While BPS now owns the EASTON brand and the Easton
Baseball/Softball business, Easton-Bell Sports retains Easton
Hockey and Easton Cycling. BPS has entered into a license agreement
that allows Easton-Bell Sports to continue to use the EASTON name
in these two sports segments. No other businesses from the
Easton-Bell Sports portfolio were included in the acquisition.
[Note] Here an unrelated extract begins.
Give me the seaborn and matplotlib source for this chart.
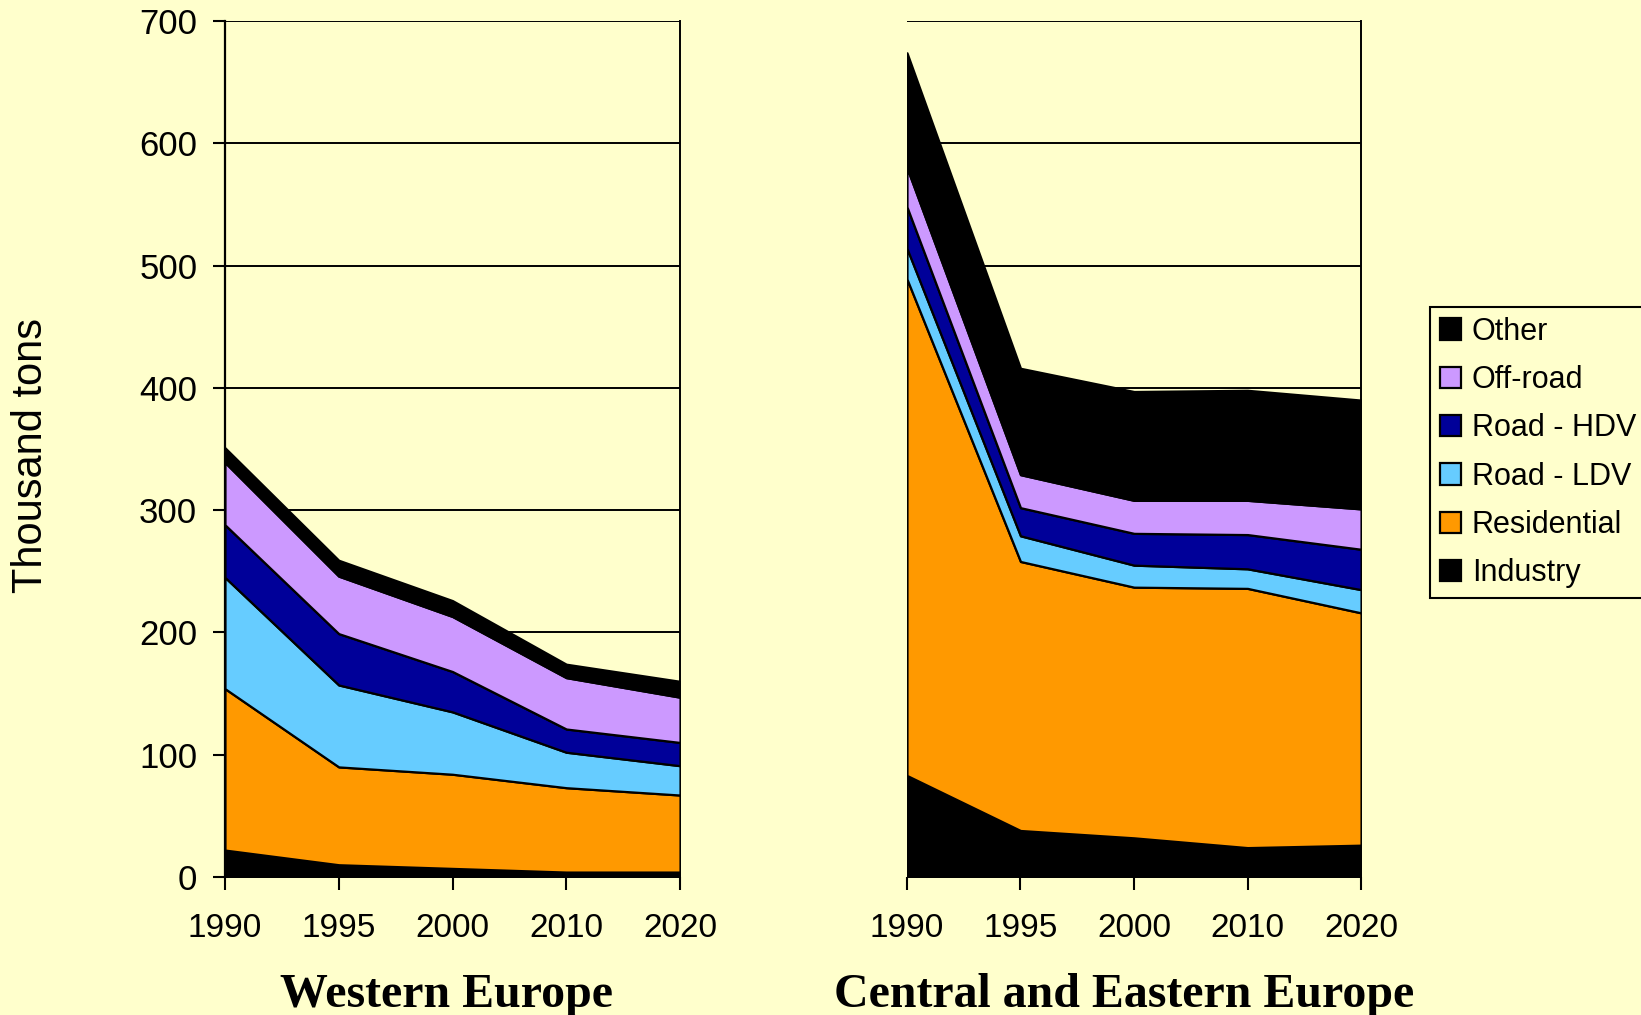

BPS will continue to operate the Easton Baseball/Softball
business out of its existing Van Nuys, Calif. and Salt Lake City,
Utah locations. Easton Baseball/Softball's key leadership team has
joined BPS with the exception of its president, who is assisting
with the transition, and will leave afterwards to pursue other
interests. Cliff Hall will serve as the Executive Vice
President of Easton Baseball/Softball.
"The team at Easton Baseball and Softball has built a winning
record since the launch of its first aluminum bat in 1972," said
Hall. "The acquisition by BPS will build on Easton Baseball
and Softball's tradition of developing game-changing technologies
that has positioned it as the world's leading and most recognized
brand in diamond sports. We are excited about the opportunities
ahead as we look to further invest across our product categories
and grow our brand."
Transaction Financing BPS financed the acquisition, as well as
refinanced certain existing indebtedness, with a US $200 million
asset-backed revolving credit facility and the issuance of US $450
million in senior secured loans.
The Company is considering options to reduce its leverage,
including repaying a portion of the senior secured loans with the
proceeds of public or private offerings of equity securities,
although this is dependent upon these options being available on
acceptable terms.
About Bauer Performance Sports Ltd. Bauer Performance Sports
Ltd. (TSX: BAU) is a leading developer and manufacturer of ice
hockey, roller hockey, lacrosse, baseball and softball sports
equipment, as well as related apparel. The Company has the
most recognized and strongest brands in ice hockey, roller hockey,
baseball and softball, and holds the top global market share
positions in these sports. Its products are marketed under the
BAUER, MISSION, MAVERIK, CASCADE, INARIA, COMBAT and EASTON brand
names and are distributed by sales representatives and independent
distributors throughout the world. The Company is focused on
building its leadership position by growing market share in all
product categories and pursuing strategic acquisitions. For more
information, visit www.bauerperformancesports.com.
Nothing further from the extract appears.